A new mattress may be sinking in the middle due to a manufacturer’s defect where they accidentally installed lesser quality springs in the middle of the mattress. This can actually happen quite easily by:
- the ten-year-old “apprentice” grabbing some wrong springs from inventory.
- the twelve-year-old inventory Manager storing springs in the wrong location.
- the spring manufacturer placed springs in an incorrectly labeled box.
- The eleven-year assembler was up all night with his two colic children and in a zombie trance, he or she somehow installed fewer springs than necessary. Thankfully this possibility is the least likely 😉
Why Does my Mattress Have a Dip?
A mattress may have a dip anywhere in the mattress and it can be small, large, or in various areas throughout the mattress. A potential cause is if the worker at the factory mixed up different length coils such as ten-inch and 11-inch.
The worker would have to be pretty damn stoned, drunk, stupid, or disgruntled for this to happen, but it is possible.
Another possibility is that the coils are not tied together tightly and if the mattress was stored in an upright position some of the coils may have shifted and leaned over.
This would make these coils shorter and cause a mattress to have a dip.
Can you flip a one sided mattress?
A one-sided mattress cannot be flipped because the manufacturers realized that two-sided mattresses last longer, which means you purchase fewer mattresses in your lifetime.
This is bad for their business so they eliminated this design to increase their future revenue potential.
TIP: Rotate the mattress every month or twice per year.

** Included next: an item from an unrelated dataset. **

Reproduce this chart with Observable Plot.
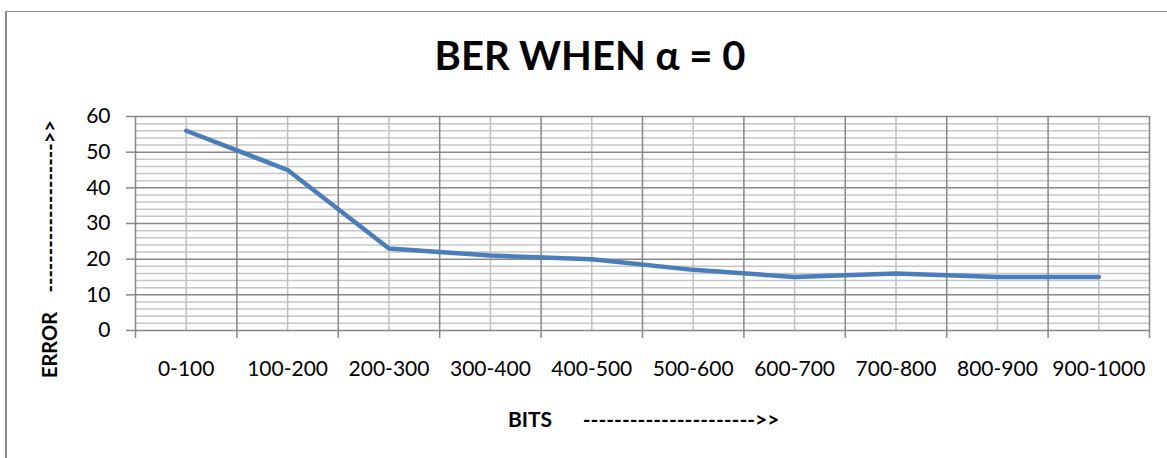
<!DOCTYPE html>
<html>
<head>
<meta charset="utf-8">
<script src="https://cdn.jsdelivr.net/npm/d3@7"></script>
<script src="https://cdn.jsdelivr.net/npm/@observablehq/plot@0.6"></script>
<style>
  html, body { margin: 0; padding: 0; background: #fff; }
  #wrap { position: relative; width: 1167px; height: 458px; overflow: hidden; }
  #frame { position: absolute; left: 5px; top: 11px; width: 1200px; height: 500px;
           border-left: 2.5px solid #8a8a8a; border-top: 1.5px solid #8a8a8a; }
  #chart { position: absolute; left: 0; top: 0; }
  svg text { font-family: Lato, "Open Sans", sans-serif; }
</style>
</head>
<body>
<div id="wrap"><div id="frame"></div><div id="chart"></div></div>
<script>
const categories = ["0-100", "100-200", "200-300", "300-400", "400-500",
                    "500-600", "600-700", "700-800", "800-900", "900-1000"];
const errors = [56, 45, 23, 21, 20, 17, 15, 16, 15, 15];
const yTicks = [0, 10, 20, 30, 40, 50, 60];
const yMinor = d3.range(0, 61, 2).filter(v => v % 10 !== 0);
const titleText = "BER WHEN \u03b1 = 0";
const xTitle = "BITS      ---------------------->>";
const yTitle = "ERROR    -------------------->>";

const boundaries = d3.range(0, categories.length + 1);
const centers = categories.map((c, i) => i + 0.5);
const data = categories.map((c, i) => ({pos: i + 0.5, cat: c, err: errors[i]}));

const plot = Plot.plot({
  width: 1167,
  height: 458,
  marginLeft: 135,
  marginRight: 18,
  marginTop: 116,
  marginBottom: 128,
  style: {fontFamily: "Lato, 'Open Sans', sans-serif", background: "transparent"},
  x: {type: "linear", domain: [0, categories.length]},
  y: {domain: [0, 60]},
  marks: [
    Plot.ruleY(yMinor, {stroke: "#c6c6c6", strokeWidth: 1.5}),
    Plot.ruleX(centers, {stroke: "#c0c0c0", strokeWidth: 1.5}),
    Plot.ruleY(yTicks, {stroke: "#878787", strokeWidth: 1.5}),
    Plot.ruleX(boundaries, {stroke: "#878787", strokeWidth: 1.5}),
    Plot.axisY({ticks: yTicks, tickSize: 9, tickPadding: 16, fontSize: 21,
                stroke: "#878787", strokeWidth: 1.5, fill: "#000", label: null}),
    Plot.axisX({ticks: boundaries, tickSize: 8, tickFormat: () => "",
                stroke: "#878787", strokeWidth: 1.5, label: null}),
    Plot.axisX({ticks: centers, tickSize: 0, tickPadding: 31, fontSize: 21,
                tickFormat: d => categories[Math.floor(d)], fill: "#000", label: null}),
    Plot.line(data, {x: "pos", y: "err", stroke: "#4a7ebb", strokeWidth: 4.5,
                     strokeLinecap: "round", strokeLinejoin: "round"})
  ]
});

const svg = d3.select(plot);
svg.append("text")
  .attr("x", 590).attr("y", 70)
  .attr("text-anchor", "middle")
  .attr("font-size", 40).attr("font-weight", "bold")
  .attr("fill", "#000")
  .text(titleText);
svg.append("text")
  .attr("x", 508).attr("y", 427)
  .attr("text-anchor", "start")
  .attr("font-size", 21).attr("font-weight", "bold")
  .attr("fill", "#000")
  .style("white-space", "pre")
  .text(xTitle);
svg.append("text")
  .attr("transform", "translate(57,378) rotate(-90)")
  .attr("text-anchor", "start")
  .attr("font-size", 20).attr("font-weight", "bold")
  .attr("fill", "#000")
  .style("white-space", "pre")
  .text(yTitle);

document.getElementById("chart").appendChild(plot);
</script>
</body>
</html>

This changes the heaviest pressure points on the mattress where the heavier person’s torso and hips are now where the spouse’s lower, and lighter, half of his or her body was before the rotation. This may increase the life of the mattress by 25%.

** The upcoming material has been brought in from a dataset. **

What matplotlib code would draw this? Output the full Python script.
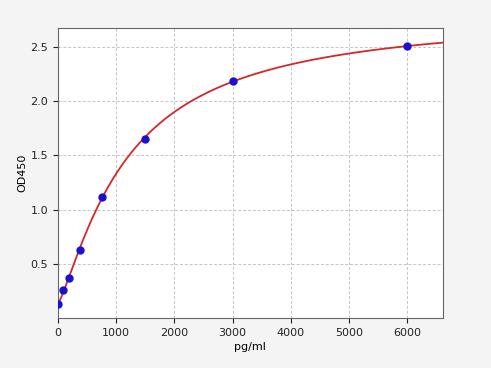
import numpy as np
import matplotlib
matplotlib.use("Agg")
import matplotlib.pyplot as plt

conc = [0, 94, 188, 375, 750, 1500, 3000, 6000]
od = [0.13, 0.26, 0.37, 0.63, 1.12, 1.655, 2.19, 2.505]
xticks = [0, 1000, 2000, 3000, 4000, 5000, 6000]
yticks = [0.5, 1.0, 1.5, 2.0, 2.5]

x = np.array(conc, float)
y = np.array(od, float)

def f4(p, x):
    a, b, c, d = p
    return d + (a - d) / (1 + (np.maximum(x, 0) / c) ** b)

# Levenberg-Marquardt fit of a 4PL curve
p = np.array([0.13, 1.0, 2000.0, 3.0])
lam = 1e-2
def sse(p):
    return np.sum((f4(p, x) - y) ** 2)
for _ in range(2000):
    r = f4(p, x) - y
    J = np.zeros((len(x), 4))
    for i in range(4):
        dp = np.zeros(4); h = 1e-6 * max(abs(p[i]), 1e-3); dp[i] = h
        J[:, i] = (f4(p + dp, x) - f4(p - dp, x)) / (2 * h)
    A = J.T @ J
    g = J.T @ r
    step = -np.linalg.solve(A + lam * np.diag(np.diag(A) + 1e-12), g)
    pn = p + step
    if pn[2] > 0 and pn[1] > 0 and sse(pn) < sse(p):
        p = pn; lam *= 0.5
    else:
        lam *= 3

fig = plt.figure(figsize=(4.91, 3.68), dpi=100, facecolor="#f4f4f4")
ax = fig.add_axes([0.118, 0.136, 0.784, 0.788])
ax.set_facecolor("white")
xs = np.linspace(0, 6650, 600)
ax.plot(xs, f4(p, xs), color="#d62728", lw=1.3, zorder=2)
ax.plot(x, y, "o", color="#1a10d0", ms=5, zorder=3)
ax.set_xlim(0, 6615)
ax.set_ylim(0.003, 2.675)
ax.set_xticks(xticks)
ax.set_yticks(yticks)
ax.grid(True, linestyle=(0, (3, 2)), color="#c4c4c4", lw=0.7)
ax.set_axisbelow(True)
for s in ax.spines.values():
    s.set_color("#666666")
ax.tick_params(labelsize=8, colors="#222222", length=3.5)
ax.set_xlabel("pg/ml", fontsize=8, labelpad=3)
ax.set_ylabel("OD450", fontsize=8, labelpad=2)
fig.savefig("out.png", dpi=100, facecolor=fig.get_facecolor())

TIP: Extend the life of your mattress by flipping it to the non-use side and add a four-inch foam mattress. This should be enough to make the “wrong side” comfortable and additional toppers can also increase the comfort if necessary.

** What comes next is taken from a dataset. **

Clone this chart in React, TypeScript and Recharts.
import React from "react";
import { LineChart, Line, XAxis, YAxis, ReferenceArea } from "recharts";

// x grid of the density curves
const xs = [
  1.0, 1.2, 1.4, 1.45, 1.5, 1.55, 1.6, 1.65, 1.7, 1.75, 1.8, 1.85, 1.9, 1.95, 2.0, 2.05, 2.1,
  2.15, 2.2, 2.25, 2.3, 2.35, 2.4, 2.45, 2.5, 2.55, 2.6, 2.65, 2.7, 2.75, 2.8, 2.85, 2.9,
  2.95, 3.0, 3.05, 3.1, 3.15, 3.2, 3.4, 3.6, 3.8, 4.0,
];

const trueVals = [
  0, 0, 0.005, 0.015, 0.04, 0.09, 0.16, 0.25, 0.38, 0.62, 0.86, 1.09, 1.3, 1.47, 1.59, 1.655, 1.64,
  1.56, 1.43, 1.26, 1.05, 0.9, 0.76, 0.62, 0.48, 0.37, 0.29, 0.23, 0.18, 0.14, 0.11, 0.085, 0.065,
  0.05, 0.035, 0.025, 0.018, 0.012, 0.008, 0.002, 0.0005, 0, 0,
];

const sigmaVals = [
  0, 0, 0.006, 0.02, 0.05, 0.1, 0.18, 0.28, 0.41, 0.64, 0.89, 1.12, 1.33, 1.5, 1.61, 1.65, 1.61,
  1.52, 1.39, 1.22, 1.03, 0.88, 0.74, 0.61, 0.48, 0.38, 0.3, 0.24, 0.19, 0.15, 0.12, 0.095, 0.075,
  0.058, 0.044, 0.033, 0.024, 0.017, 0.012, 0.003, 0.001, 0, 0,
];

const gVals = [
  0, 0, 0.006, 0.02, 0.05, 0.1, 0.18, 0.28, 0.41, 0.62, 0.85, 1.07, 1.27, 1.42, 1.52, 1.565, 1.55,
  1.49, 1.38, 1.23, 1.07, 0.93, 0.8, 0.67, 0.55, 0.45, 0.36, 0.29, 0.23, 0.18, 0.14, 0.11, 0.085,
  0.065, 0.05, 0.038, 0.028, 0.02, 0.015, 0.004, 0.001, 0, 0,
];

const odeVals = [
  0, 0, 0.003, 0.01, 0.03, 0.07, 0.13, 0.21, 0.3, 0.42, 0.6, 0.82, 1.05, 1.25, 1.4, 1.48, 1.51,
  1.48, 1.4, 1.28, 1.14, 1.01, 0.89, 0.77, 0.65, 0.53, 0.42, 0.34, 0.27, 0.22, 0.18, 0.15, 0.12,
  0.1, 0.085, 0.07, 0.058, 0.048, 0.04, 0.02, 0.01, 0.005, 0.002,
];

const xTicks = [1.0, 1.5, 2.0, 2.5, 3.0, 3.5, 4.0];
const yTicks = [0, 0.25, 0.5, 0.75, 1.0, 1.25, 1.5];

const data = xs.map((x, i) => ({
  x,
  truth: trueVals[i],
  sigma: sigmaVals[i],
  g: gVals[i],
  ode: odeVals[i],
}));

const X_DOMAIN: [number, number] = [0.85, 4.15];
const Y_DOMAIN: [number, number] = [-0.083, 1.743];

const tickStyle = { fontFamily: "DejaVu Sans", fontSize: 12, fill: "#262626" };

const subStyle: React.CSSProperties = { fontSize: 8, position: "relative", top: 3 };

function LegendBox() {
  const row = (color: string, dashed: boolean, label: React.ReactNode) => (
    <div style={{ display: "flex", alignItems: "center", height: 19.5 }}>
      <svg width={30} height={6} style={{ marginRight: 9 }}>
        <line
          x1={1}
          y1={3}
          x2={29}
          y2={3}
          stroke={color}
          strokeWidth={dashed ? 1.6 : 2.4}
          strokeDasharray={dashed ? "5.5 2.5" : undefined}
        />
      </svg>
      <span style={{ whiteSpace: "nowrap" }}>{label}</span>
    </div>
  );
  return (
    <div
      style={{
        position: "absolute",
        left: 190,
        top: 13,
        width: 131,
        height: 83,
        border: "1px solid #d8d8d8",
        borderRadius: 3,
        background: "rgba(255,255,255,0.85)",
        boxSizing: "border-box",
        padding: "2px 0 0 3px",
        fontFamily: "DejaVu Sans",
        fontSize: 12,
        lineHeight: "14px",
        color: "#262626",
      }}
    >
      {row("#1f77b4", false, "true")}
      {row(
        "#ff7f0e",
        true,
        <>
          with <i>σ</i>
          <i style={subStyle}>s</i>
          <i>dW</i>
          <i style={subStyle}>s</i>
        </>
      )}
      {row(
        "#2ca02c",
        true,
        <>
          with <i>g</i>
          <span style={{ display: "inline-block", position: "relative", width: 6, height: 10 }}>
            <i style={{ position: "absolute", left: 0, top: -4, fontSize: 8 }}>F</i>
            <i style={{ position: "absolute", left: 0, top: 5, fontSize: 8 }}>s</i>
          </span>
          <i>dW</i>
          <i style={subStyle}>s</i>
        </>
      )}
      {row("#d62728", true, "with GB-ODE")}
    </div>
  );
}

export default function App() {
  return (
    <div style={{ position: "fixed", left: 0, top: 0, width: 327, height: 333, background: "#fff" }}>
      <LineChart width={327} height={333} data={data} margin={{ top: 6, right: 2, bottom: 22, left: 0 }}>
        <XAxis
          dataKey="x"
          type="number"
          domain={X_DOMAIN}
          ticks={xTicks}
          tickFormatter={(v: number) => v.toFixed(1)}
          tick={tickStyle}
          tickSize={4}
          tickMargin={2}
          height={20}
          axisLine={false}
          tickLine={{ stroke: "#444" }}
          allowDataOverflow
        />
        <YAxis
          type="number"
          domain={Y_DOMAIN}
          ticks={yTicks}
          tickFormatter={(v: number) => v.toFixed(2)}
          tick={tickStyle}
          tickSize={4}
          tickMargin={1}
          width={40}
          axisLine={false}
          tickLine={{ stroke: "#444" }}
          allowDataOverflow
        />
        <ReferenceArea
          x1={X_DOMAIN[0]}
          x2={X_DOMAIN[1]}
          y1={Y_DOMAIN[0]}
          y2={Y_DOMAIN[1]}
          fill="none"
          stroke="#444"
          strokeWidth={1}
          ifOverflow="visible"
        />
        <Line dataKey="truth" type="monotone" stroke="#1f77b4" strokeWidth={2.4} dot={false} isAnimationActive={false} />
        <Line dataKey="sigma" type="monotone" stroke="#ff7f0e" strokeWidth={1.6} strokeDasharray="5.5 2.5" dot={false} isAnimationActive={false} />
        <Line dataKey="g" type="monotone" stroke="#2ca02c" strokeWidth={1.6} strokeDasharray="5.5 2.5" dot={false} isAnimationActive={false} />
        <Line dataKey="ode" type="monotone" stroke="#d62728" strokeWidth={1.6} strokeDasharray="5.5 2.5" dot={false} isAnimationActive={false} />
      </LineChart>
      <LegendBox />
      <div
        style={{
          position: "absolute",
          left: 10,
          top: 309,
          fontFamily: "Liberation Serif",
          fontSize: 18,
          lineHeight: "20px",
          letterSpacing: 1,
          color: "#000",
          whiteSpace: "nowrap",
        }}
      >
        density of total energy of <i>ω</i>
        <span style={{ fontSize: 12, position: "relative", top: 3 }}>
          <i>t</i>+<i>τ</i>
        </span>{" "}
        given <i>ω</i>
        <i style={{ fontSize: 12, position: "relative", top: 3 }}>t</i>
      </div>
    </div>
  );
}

Actually, this can also work for the good side and potentially extend the life an additional 10 – 20% by slightly distributing the weight over a larger area.
How to Fix a Sagging Mattress
- Installing a sheet of 3/4” plywood between the mattress and the box spring (not OSB or it will damage the mattress. Don’t be cheap and save a few bucks on the plywood and destroy your expensive mattress.
Cut the plywood to size and if more than one sheet is required install the plywood perpendicular to the bed. This way you won’t be sleeping on the wood joint all along your body and if it is a narrow piece it won’t slip out and fall on the floor.
Make round corners to prevent them from poking into the mattress and cause damage. Also lightly sand the edges for the same reason using 60 grit sandpaper.
To read my article Plywood Bed Frames: Alternatives, How-To, Costs, and Tips please click here.
- Replacing the damaged or sagging slats in the platform bed frame. Perhaps the manufacturer sells these separately or you will have to purchase 1” x 3 (or 4)” lumber (strapping) at your local hardware store.
- Installing a four-inch foam mattress on top of your mattress to help distribute the weight.
- Installing the mattress on the floor.
Will a mattress topper help a sagging mattress?
A mattress topper can help a sagging mattress a small amount by distributing the weight over a larger area and filling in the sagging area with the additional material. If the sagging is more substantial a four-inch foam mattress with a topper can provide better help to a sagging mattress.